In Ristorante Immortale, directed by Michael Vogel, the cast play the hyperactive staff of a restaurant without customers. The head waiter grandly checks the cook's menus, but lacks the authority to change them. All is done without words: the head waiter raps on the serving hatch, bossily or tentatively; the cook slams it and gets back to playing the accordion.

There's another power struggle among the three waiters. The youngest sleeks his hair and uses everything from a serving dish to a hand-bell to check his reflection. The oldest would rather go out to feed the birds. After jostling each other, they gang up on the last and scruffiest waiter, who tries very hard to fit in.

All these squabbles are highly patterned.

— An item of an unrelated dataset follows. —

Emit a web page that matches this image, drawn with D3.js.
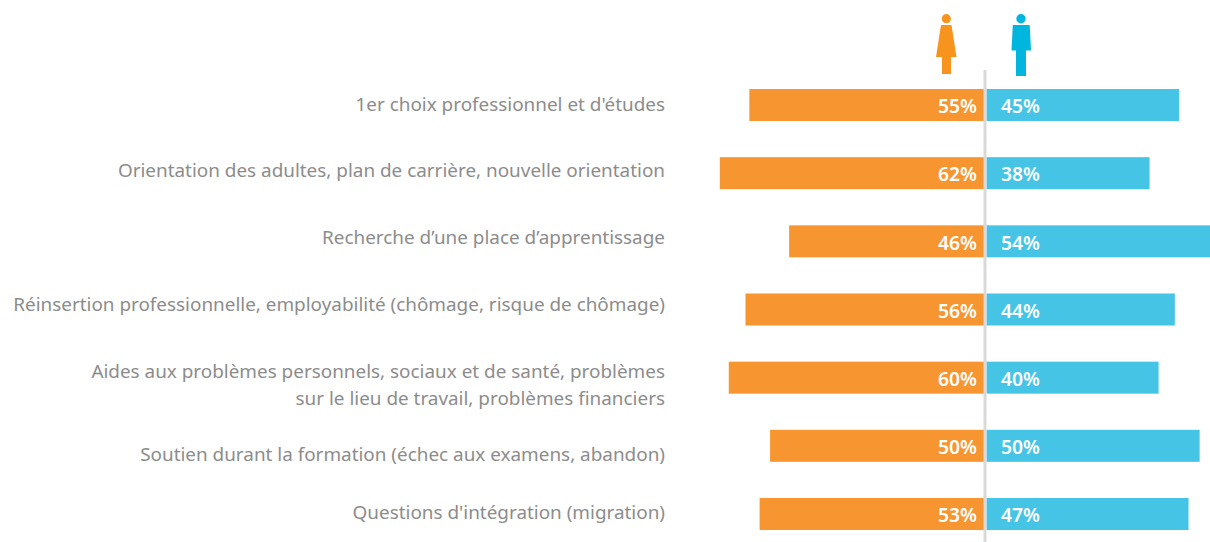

Flicking each other with towels, the waiters build up a snapping comic rhythm, brought up short by the head waiter. They go on sniping at each other behind his back.

The characters are always getting carried away, then caught. The waiters start to pay more attention to the click of crockery than to the job of cleaning it. One clinks two plates together, like castanets, setting off a frantic flamenco number.

All the waiters are confronted by their own doubles: smarter, more optimistic versions of themselves, from the days when they truly believed that customers might show up. In the meantime, they're sidetracked into daydreams. Left to deal with the washing, the scruffy waiter conjures a basket boat with laundry sails: the cook starts to play "La Mer", and the other waiters shake blue tablecloths into a sea.

This is more whimsical than the china castanets. It doesn't spring so naturally from the action, but there are nice details. When the head waiter walks in, the scruffy waiter paddles his imaginary boat faster, trying to escape.

There are some repetitions, some meandering, but the show keeps its focus: rhythms and characters are tightly established.